Goal: Only the lines from the top of the listing below to the line that has "70, 78, 100]" should be echoed, with both ends kept and pictures left out.

===============

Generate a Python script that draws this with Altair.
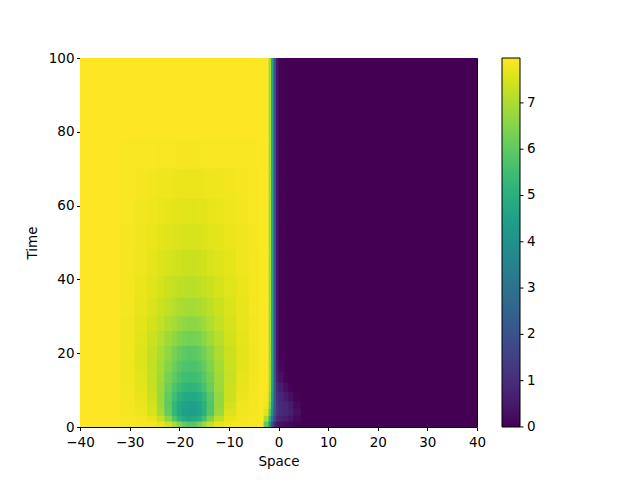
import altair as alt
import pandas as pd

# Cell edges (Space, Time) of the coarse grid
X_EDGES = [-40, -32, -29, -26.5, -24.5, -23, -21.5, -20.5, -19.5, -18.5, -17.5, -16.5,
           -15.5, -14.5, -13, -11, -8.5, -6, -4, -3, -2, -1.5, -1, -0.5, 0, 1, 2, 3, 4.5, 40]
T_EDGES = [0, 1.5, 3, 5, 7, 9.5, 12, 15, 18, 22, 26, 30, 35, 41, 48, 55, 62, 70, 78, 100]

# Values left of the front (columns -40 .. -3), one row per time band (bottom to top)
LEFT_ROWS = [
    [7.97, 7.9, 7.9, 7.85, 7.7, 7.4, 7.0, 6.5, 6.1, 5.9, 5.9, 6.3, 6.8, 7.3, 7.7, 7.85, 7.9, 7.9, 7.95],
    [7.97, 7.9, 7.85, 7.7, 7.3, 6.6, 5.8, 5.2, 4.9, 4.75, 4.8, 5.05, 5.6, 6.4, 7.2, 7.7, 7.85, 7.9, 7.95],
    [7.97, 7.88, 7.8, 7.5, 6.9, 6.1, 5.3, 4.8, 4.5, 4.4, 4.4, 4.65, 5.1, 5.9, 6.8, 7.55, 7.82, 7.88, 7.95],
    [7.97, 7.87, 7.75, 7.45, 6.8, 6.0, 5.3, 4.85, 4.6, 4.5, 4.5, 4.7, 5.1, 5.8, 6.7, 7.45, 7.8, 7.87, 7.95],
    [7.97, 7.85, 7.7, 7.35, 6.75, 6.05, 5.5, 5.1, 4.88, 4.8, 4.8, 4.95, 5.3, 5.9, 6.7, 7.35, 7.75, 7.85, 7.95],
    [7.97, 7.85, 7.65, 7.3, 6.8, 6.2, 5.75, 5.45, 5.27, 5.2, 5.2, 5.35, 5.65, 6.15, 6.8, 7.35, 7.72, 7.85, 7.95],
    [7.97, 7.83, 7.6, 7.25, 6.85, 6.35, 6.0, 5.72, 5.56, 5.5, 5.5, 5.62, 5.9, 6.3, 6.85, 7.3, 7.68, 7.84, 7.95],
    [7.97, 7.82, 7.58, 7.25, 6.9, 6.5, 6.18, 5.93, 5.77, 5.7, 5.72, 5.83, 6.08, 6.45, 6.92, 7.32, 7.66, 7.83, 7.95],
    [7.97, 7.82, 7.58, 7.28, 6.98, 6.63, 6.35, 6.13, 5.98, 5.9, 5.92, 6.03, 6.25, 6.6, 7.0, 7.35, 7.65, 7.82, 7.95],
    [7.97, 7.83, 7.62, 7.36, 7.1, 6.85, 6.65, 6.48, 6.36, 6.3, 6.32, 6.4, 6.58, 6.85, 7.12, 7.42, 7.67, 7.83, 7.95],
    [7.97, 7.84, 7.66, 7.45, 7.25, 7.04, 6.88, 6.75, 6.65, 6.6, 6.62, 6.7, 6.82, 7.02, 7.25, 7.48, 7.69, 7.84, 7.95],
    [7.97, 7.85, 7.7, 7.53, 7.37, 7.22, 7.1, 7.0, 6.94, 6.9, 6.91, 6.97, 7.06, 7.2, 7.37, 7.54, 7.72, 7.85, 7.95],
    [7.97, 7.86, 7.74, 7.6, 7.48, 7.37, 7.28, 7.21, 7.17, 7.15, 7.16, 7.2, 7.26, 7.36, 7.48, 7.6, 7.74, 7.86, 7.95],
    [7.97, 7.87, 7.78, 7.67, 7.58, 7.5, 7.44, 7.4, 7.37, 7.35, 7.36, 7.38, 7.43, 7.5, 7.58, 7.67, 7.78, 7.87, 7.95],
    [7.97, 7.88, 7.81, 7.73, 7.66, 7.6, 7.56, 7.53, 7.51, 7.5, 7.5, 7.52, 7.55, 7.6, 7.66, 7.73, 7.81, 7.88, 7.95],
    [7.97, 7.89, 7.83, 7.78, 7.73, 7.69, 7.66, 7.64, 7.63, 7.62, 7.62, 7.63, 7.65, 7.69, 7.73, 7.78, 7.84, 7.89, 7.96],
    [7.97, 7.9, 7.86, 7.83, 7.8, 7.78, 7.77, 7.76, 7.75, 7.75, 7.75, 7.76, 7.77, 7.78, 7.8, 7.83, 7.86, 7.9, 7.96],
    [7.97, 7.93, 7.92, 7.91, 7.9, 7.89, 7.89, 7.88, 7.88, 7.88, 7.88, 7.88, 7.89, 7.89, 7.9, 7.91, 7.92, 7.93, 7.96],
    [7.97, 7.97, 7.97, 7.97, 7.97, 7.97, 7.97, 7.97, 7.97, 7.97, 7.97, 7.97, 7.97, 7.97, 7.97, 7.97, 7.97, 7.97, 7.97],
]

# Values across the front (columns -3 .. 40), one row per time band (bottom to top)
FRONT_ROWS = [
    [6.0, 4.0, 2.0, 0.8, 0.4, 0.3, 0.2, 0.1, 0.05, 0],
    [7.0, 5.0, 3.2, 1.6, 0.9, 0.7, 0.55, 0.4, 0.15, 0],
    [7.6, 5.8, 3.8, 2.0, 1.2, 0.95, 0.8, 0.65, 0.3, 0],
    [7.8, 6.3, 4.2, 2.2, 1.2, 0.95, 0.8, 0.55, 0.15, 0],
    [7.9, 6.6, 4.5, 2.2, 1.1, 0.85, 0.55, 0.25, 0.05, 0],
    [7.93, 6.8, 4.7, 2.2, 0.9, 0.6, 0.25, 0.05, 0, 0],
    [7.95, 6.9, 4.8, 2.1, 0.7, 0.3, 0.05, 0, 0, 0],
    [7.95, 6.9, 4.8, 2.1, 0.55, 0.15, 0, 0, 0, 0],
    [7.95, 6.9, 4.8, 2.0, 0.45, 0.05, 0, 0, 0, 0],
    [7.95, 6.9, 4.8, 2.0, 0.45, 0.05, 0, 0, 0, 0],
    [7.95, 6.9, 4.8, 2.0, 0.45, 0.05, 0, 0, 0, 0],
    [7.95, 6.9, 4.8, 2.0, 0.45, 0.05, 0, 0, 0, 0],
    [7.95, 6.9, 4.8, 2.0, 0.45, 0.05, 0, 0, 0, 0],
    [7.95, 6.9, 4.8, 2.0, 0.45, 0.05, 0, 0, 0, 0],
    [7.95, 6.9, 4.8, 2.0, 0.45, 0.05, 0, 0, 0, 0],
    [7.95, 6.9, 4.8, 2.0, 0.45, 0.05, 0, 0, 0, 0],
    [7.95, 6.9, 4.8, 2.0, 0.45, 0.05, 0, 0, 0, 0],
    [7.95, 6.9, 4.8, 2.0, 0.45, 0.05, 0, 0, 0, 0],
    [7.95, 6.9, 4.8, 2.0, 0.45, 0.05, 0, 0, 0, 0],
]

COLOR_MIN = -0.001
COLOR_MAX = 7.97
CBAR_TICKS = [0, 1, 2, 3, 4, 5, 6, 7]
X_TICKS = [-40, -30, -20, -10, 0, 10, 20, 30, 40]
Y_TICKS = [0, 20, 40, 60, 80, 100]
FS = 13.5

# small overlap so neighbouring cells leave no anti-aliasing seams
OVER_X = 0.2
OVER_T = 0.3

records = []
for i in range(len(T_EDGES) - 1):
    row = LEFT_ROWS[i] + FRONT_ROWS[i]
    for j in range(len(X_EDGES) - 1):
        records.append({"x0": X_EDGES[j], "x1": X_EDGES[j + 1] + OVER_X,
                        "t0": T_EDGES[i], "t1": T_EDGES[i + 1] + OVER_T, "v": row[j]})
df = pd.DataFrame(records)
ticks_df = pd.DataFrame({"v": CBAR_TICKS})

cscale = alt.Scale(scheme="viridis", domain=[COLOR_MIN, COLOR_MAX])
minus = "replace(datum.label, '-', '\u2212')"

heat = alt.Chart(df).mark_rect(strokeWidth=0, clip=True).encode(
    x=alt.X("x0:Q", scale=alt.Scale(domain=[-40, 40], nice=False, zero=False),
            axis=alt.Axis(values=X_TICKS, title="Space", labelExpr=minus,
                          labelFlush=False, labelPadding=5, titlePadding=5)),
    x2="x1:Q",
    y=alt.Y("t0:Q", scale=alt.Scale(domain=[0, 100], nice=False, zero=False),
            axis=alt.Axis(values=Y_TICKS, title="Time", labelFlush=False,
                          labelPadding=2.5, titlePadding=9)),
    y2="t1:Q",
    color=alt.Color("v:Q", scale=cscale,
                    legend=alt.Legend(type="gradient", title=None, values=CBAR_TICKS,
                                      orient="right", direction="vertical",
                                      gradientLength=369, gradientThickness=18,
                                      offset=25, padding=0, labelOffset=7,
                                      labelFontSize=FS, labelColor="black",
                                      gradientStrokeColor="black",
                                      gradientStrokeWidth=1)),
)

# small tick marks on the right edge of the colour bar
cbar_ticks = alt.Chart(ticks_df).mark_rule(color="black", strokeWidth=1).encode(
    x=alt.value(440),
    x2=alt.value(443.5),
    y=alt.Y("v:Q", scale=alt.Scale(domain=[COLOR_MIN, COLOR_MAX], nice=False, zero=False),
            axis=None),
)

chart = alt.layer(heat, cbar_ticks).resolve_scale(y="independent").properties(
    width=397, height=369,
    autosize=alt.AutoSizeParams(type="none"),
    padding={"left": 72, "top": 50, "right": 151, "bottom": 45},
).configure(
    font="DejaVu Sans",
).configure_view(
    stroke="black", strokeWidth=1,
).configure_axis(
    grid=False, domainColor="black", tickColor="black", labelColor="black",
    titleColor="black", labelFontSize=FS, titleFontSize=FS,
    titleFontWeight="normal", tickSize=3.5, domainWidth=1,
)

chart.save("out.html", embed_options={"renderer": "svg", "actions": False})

===============

Correct answer:
Generate a Python script that draws this with Altair.
import altair as alt
import pandas as pd

# Cell edges (Space, Time) of the coarse grid
X_EDGES = [-40, -32, -29, -26.5, -24.5, -23, -21.5, -20.5, -19.5, -18.5, -17.5, -16.5,
           -15.5, -14.5, -13, -11, -8.5, -6, -4, -3, -2, -1.5, -1, -0.5, 0, 1, 2, 3, 4.5, 40]
T_EDGES = [0, 1.5, 3, 5, 7, 9.5, 12, 15, 18, 22, 26, 30, 35, 41, 48, 55, 62, 70, 78, 100]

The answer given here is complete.